Many people thought you cannot withdraw from mutual funds in part, thus raising a question on its liquidity.

The fact is mutual fund is the most flexible and liquid asset that you can withdraw whenever and whatever you want. You have to choose the number of units or the amount you want to redeem that’s it.

15 Myths About Mutual Funds That  Impede Your Growth Prospects 3

14. Only individuals can invest

Many people believe a mutual fund investment can be done only in the name of a human being.

This is utterly wrong. Anybody can be an investor of mutual funds. Be it a human being or an artificial person like companies, organisation etc. all are eligible to invest in mutual funds.

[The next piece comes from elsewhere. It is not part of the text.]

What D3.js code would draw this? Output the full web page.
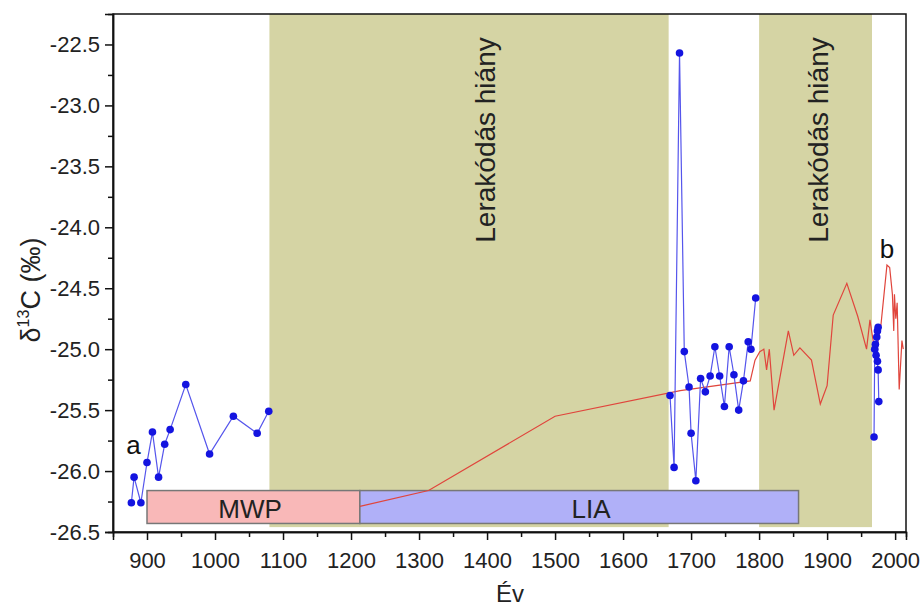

15. I need a broker to invest.

Often people find it cumbersome to invest in mutual funds searching for brokers or agents of the said fund house.

Well, if you are holding such an issue, you are certainly not updated. The fact is you shouldn’t wait for and can invest whenever you want directly into the fund via online and offline mode. The best thing is you won’t have to bear the brokerages on your investment. In turn, that is your gain over brokerage.


Mutual fund investment is the most efficient way to appreciate your wealth. Although it bears a significant amount of market risks, it fares well if tamed in a systematic way. Studying of the myths and the corresponding facts about the mutual funds would certainly sharpen your knowledge for a accelerated growth. Happy investing.